→ **WRITTEN EXERCISE**
Return the whole listing exactly as it stands.

→ **STORED DATA**
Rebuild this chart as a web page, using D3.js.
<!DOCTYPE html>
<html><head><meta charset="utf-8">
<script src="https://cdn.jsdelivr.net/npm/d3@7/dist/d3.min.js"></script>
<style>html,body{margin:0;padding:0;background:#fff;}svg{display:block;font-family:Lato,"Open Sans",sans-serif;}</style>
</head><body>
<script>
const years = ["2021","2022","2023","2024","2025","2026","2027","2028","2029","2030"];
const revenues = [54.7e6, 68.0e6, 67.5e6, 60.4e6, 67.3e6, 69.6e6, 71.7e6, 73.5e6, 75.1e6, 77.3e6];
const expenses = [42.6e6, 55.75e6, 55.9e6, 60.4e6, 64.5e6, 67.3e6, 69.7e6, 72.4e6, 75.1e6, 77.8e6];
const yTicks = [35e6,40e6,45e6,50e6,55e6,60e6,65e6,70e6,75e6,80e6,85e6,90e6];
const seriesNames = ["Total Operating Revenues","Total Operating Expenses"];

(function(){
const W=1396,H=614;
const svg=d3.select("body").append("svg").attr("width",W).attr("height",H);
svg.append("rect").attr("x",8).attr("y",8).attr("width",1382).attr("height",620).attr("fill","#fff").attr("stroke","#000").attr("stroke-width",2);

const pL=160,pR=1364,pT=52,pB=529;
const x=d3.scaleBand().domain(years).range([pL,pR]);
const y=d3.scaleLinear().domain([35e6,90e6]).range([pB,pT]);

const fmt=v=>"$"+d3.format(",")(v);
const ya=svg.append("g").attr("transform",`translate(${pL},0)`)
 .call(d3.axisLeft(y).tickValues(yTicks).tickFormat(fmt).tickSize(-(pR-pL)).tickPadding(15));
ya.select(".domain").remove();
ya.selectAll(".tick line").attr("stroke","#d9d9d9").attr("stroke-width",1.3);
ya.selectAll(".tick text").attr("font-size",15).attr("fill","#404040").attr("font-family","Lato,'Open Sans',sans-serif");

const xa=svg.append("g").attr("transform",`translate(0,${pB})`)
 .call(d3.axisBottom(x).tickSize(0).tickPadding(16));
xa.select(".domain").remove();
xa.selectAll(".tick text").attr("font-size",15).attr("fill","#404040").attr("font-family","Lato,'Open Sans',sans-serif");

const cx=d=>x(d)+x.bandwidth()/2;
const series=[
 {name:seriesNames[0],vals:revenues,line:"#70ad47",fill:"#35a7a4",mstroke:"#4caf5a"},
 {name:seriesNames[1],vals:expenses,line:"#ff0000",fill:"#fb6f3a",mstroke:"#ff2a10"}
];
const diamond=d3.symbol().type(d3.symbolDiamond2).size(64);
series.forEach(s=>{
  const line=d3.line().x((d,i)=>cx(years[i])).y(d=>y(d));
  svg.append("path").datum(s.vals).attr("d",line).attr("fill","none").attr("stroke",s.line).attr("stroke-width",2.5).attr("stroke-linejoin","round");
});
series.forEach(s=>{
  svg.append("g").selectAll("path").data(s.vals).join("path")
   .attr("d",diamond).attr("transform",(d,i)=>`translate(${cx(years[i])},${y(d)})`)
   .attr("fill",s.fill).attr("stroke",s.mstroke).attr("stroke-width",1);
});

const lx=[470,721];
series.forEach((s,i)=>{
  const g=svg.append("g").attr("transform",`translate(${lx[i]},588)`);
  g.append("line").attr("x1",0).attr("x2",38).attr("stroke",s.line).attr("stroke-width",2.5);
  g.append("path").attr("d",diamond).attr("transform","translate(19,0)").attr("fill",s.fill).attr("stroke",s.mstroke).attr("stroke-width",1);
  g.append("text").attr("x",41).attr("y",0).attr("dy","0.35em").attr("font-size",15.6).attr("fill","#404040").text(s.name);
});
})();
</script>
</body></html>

→ **RESPONSE TO THIS EXERCISE**
Rebuild this chart as a web page, using D3.js.
<!DOCTYPE html>
<html><head><meta charset="utf-8">
<script src="https://cdn.jsdelivr.net/npm/d3@7/dist/d3.min.js"></script>
<style>html,body{margin:0;padding:0;background:#fff;}svg{display:block;font-family:Lato,"Open Sans",sans-serif;}</style>
</head><body>
<script>
const years = ["2021","2022","2023","2024","2025","2026","2027","2028","2029","2030"];
const revenues = [54.7e6, 68.0e6, 67.5e6, 60.4e6, 67.3e6, 69.6e6, 71.7e6, 73.5e6, 75.1e6, 77.3e6];
const expenses = [42.6e6, 55.75e6, 55.9e6, 60.4e6, 64.5e6, 67.3e6, 69.7e6, 72.4e6, 75.1e6, 77.8e6];
const yTicks = [35e6,40e6,45e6,50e6,55e6,60e6,65e6,70e6,75e6,80e6,85e6,90e6];
const seriesNames = ["Total Operating Revenues","Total Operating Expenses"];

(function(){
const W=1396,H=614;
const svg=d3.select("body").append("svg").attr("width",W).attr("height",H);
svg.append("rect").attr("x",8).attr("y",8).attr("width",1382).attr("height",620).attr("fill","#fff").attr("stroke","#000").attr("stroke-width",2);

const pL=160,pR=1364,pT=52,pB=529;
const x=d3.scaleBand().domain(years).range([pL,pR]);
const y=d3.scaleLinear().domain([35e6,90e6]).range([pB,pT]);

const fmt=v=>"$"+d3.format(",")(v);
const ya=svg.append("g").attr("transform",`translate(${pL},0)`)
 .call(d3.axisLeft(y).tickValues(yTicks).tickFormat(fmt).tickSize(-(pR-pL)).tickPadding(15));
ya.select(".domain").remove();
ya.selectAll(".tick line").attr("stroke","#d9d9d9").attr("stroke-width",1.3);
ya.selectAll(".tick text").attr("font-size",15).attr("fill","#404040").attr("font-family","Lato,'Open Sans',sans-serif");

const xa=svg.append("g").attr("transform",`translate(0,${pB})`)
 .call(d3.axisBottom(x).tickSize(0).tickPadding(16));
xa.select(".domain").remove();
xa.selectAll(".tick text").attr("font-size",15).attr("fill","#404040").attr("font-family","Lato,'Open Sans',sans-serif");

const cx=d=>x(d)+x.bandwidth()/2;
const series=[
 {name:seriesNames[0],vals:revenues,line:"#70ad47",fill:"#35a7a4",mstroke:"#4caf5a"},
 {name:seriesNames[1],vals:expenses,line:"#ff0000",fill:"#fb6f3a",mstroke:"#ff2a10"}
];
const diamond=d3.symbol().type(d3.symbolDiamond2).size(64);
series.forEach(s=>{
  const line=d3.line().x((d,i)=>cx(years[i])).y(d=>y(d));
  svg.append("path").datum(s.vals).attr("d",line).attr("fill","none").attr("stroke",s.line).attr("stroke-width",2.5).attr("stroke-linejoin","round");
});
series.forEach(s=>{
  svg.append("g").selectAll("path").data(s.vals).join("path")
   .attr("d",diamond).attr("transform",(d,i)=>`translate(${cx(years[i])},${y(d)})`)
   .attr("fill",s.fill).attr("stroke",s.mstroke).attr("stroke-width",1);
});

const lx=[470,721];
series.forEach((s,i)=>{
  const g=svg.append("g").attr("transform",`translate(${lx[i]},588)`);
  g.append("line").attr("x1",0).attr("x2",38).attr("stroke",s.line).attr("stroke-width",2.5);
  g.append("path").attr("d",diamond).attr("transform","translate(19,0)").attr("fill",s.fill).attr("stroke",s.mstroke).attr("stroke-width",1);
  g.append("text").attr("x",41).attr("y",0).attr("dy","0.35em").attr("font-size",15.6).attr("fill","#404040").text(s.name);
});
})();
</script>
</body></html>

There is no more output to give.